Arched doorway of the Kondawgyi Pagoda, [Pagan].
Medium: Photographic print
Photograph of the doorway of the Kondawgyi Pagoda in Pagan (Bagan), Burma (Myanmar), from the Archaeological Survey of India Collections: Burma Circle, 1907-13. The photograph was taken by an unknown photographer of the Burma Archaeological Survey.
Pagan is one of the most spectacular sites not only in Burma but in Southeast Asia. Its unique collection of ruins spreads over 40 square kilometres beside the Ayeyarwaddy (Irrawaddy) River. There are thousands of stupas and temples, large and small. Evidence shows that Pagan was inhabited almost 2,000 years ago, but these buildings date from a fervour of construction spanning 250 years from the mid-11th century.

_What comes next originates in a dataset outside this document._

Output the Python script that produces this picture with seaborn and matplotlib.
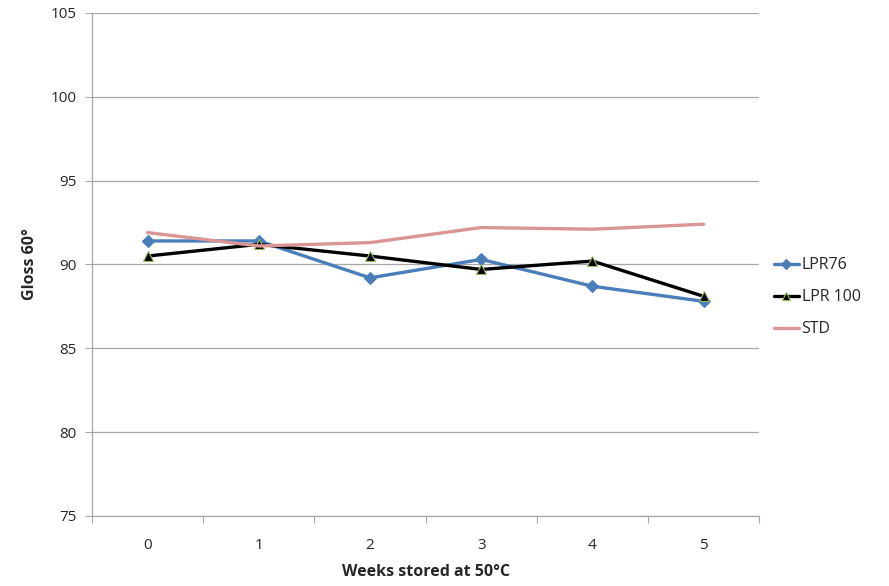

The great King Anawrahta, who ruled from AD 1044 to 1077, built some of its greatest monuments, making it a major centre of Theravada Buddhism.

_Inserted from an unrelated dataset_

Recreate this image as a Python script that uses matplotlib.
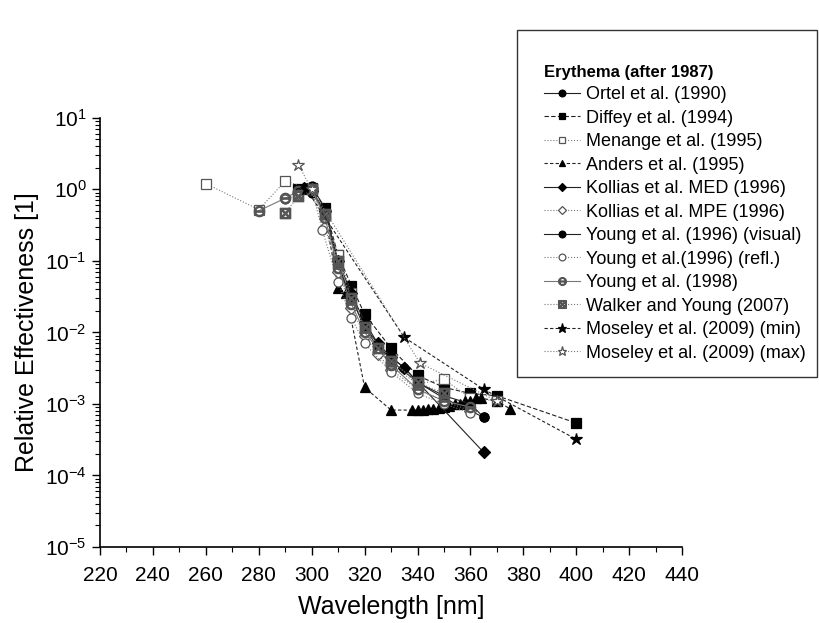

Kublai Khan's Mongols purportedly ransacked it in the 13th century, but the causes for the decline of this city-state from about the 14th century is debated by scholars.
The Kondawgyi (Great Royal Mound), dating from the 13th century, has a stupa superstructure above its terraces and its interior walls are decorated with paintings illustrating the Jataka tales and patterns from nature.